Entries taken from a collection

(begin)

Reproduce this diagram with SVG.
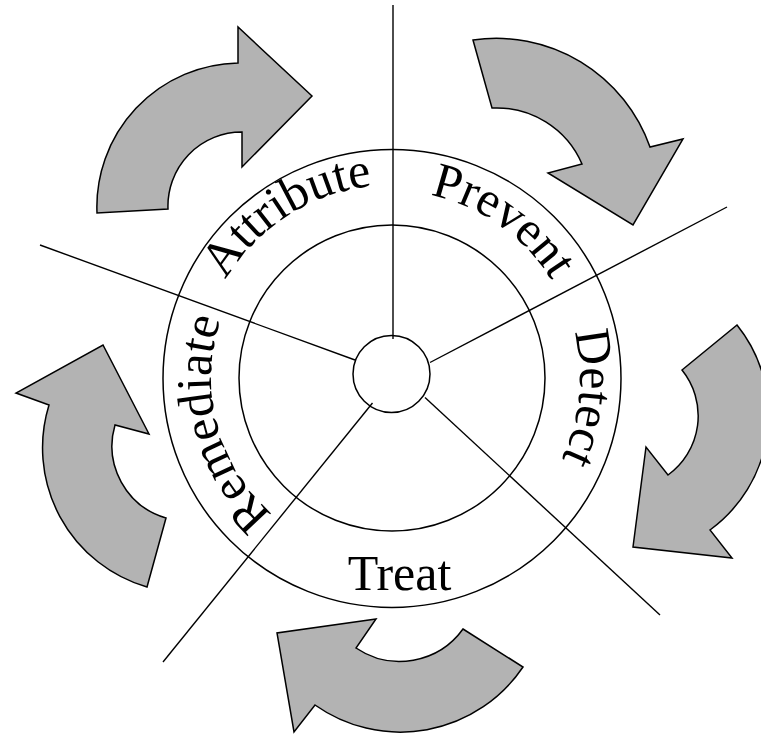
<svg xmlns="http://www.w3.org/2000/svg" xmlns:xlink="http://www.w3.org/1999/xlink" width="761" height="736" viewBox="0 0 761 736">
<style>
.arrow{fill:#b3b3b3;stroke:#000;stroke-width:1.5;stroke-linejoin:miter}
.ring{fill:none;stroke:#000;stroke-width:1.5}
.spoke{stroke:#000;stroke-width:1.4;fill:none}
.lbl{font-family:"Liberation Serif","Times New Roman",serif;font-size:50px;fill:#000}
</style>
<defs>
<path id="arcA" d="M392,571 A193,193 0 1 1 392,185 A193,193 0 1 1 392,571"/>
<path id="arcP" d="M392,565 A187,187 0 1 1 392,191 A187,187 0 1 1 392,565"/>
<path id="arcD" d="M392,566 A188,188 0 1 1 392,190 A188,188 0 1 1 392,566"/>
<path id="arcR" d="M392,559 A181,181 0 1 1 392,197 A181,181 0 1 1 392,559"/>
</defs>
<rect width="761" height="736" fill="#fff"/>
<g id="arrows">
<path id="arrow-attribute" class="arrow" d="M97,213 A144,144 0 0,1 238,63 L238,27 L312,96 L242,167 L242,132 A74,74 0 0,0 168,209 Z"/>
<path id="arrow-prevent" class="arrow" d="M473,40 A163,163 0 0,1 650,147 L683,139 L633,225 L548,173 L582,164 A93,93 0 0,0 492,108 Z"/>
<path id="arrow-detect" class="arrow" d="M682,370 L737,325 A143,143 0 0,1 710,530 L732,558 L633,547 L646,447 L668,475 A73,73 0 0,0 682,370 Z"/>
<path id="arrow-treat" class="arrow" d="M463,629 L523,667 A148,148 0 0,1 315,705 L294,732 L277,633 L376,619 L356,648 A78,78 0 0,0 463,629 Z"/>
<path id="arrow-remediate" class="arrow" d="M166,518 L147,587 A145,145 0 0,1 49,405 L16,393 L103,345 L149,434 L115,425 A75,75 0 0,0 166,518 Z"/>
</g>
<g id="ring">
<circle class="ring" cx="392" cy="378.5" r="229"/>
<circle class="ring" cx="392" cy="378" r="153"/>
</g>
<g id="connectors">
<line class="spoke" x1="393" y1="5" x2="393" y2="339"/>
<line class="spoke" x1="727" y1="207" x2="430" y2="362.5"/>
<line class="spoke" x1="40" y1="245" x2="355" y2="360"/>
<line class="spoke" x1="425" y1="397.5" x2="660" y2="615"/>
<line class="spoke" x1="372.5" y1="403" x2="163" y2="662"/>
</g>
<g id="hub">
<circle class="ring" cx="391.5" cy="374" r="38.5" fill="#fff"/>
</g>
<g id="label-detect"><text class="lbl" text-anchor="middle"><textPath xlink:href="#arcD" startOffset="904">Detect</textPath></text></g>
<g id="label-remediate"><text class="lbl" text-anchor="middle"><textPath xlink:href="#arcR" startOffset="237">Remediate</textPath></text></g>
<g id="label-attribute"><text class="lbl" text-anchor="middle"><textPath xlink:href="#arcA" startOffset="496">Attribute</textPath></text></g>
<g id="label-prevent"><text class="lbl" text-anchor="middle"><textPath xlink:href="#arcP" startOffset="702">Prevent</textPath></text></g>
<g id="label-treat"><text class="lbl" x="399.5" y="590" text-anchor="middle">Treat</text></g>
</svg>
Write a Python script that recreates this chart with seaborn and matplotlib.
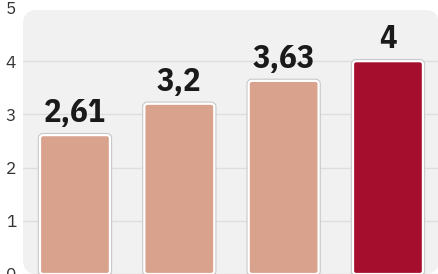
import matplotlib
matplotlib.use("Agg")
import matplotlib.pyplot as plt
import seaborn as sns
import pandas as pd
from matplotlib.patches import FancyBboxPatch
from matplotlib.transforms import IdentityTransform
import matplotlib.patheffects as pe

categories = ["A", "B", "C", "D"]
values = [2.61, 3.2, 3.63, 4.0]
labels = ["2,61", "3,2", "3,63", "4"]
colors = ["#d9a28c", "#d9a28c", "#d9a28c", "#a50e2d"]
yticks = [0, 1, 2, 3, 4, 5]

sns.set_style("white")
df = pd.DataFrame({"cat": categories, "val": values})

fig = plt.figure(figsize=(4.39, 2.74), dpi=100)
ax = fig.add_axes([23 / 439, 0, 1 - 23 / 439, 1])

sns.barplot(data=df, x="cat", y="val", hue="cat", palette=colors, legend=False,
            width=0.67, ax=ax, saturation=1)

ax.set_xlim(-0.498, 3.489)
ax.set_ylim(0.13, 5.15)

bars = list(ax.patches)

# background rounded panel (pixel coordinates)
bg = FancyBboxPatch((23, 0), 416, 264, transform=IdentityTransform(),
                    boxstyle="round,pad=0,rounding_size=14",
                    facecolor="#f1f1f2", edgecolor="none", zorder=0, clip_on=False)
ax.add_patch(bg)

for p in bars:
    x, y, w, h = p.get_x(), p.get_y(), p.get_width(), p.get_height()
    fc = p.get_facecolor()
    p.set_visible(False)
    r = FancyBboxPatch((x, y), w, h, boxstyle="round,pad=0,rounding_size=0.03",
                       mutation_aspect=1.9, facecolor=fc, edgecolor="white",
                       linewidth=1.6, zorder=3)
    r.set_path_effects([pe.Stroke(linewidth=3.2, foreground="#c8c8c8"), pe.Normal()])
    ax.add_patch(r)

for i, (v, lab) in enumerate(zip(values, labels)):
    ax.annotate(lab, (i, v), xytext=(0, 9.4), textcoords="offset points",
                ha="center", va="baseline", fontsize=23.5, fontweight="bold",
                family=["IBM Plex Sans Condensed", "DejaVu Sans"], color="#1a1a1a", zorder=5)

ax.set_yticks(yticks)
ax.set_yticklabels([str(t) for t in yticks], family=["IBM Plex Sans", "DejaVu Sans"],
                   fontweight="light", fontsize=12.5, color="#333333")
ax.tick_params(axis="y", length=0, pad=5)
ax.set_xticks([])
ax.set_xlabel("")
ax.set_ylabel("")
ax.yaxis.grid(True, color="#dedede", linewidth=1)
ax.set_axisbelow(True)
gl = ax.get_ygridlines()
gl[-1].set_visible(False)
for s in ax.spines.values():
    s.set_visible(False)
ax.patch.set_alpha(0)

fig.savefig("out.png", dpi=100)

(end)

#### PROMPT:
Out of the material above, gather each line where "matplotlib" appears.

#### SOLUTION TO THIS TASK:
Write a Python script that recreates this chart with seaborn and matplotlib.
import matplotlib
matplotlib.use("Agg")
import matplotlib.pyplot as plt
from matplotlib.patches import FancyBboxPatch
from matplotlib.transforms import IdentityTransform
import matplotlib.patheffects as pe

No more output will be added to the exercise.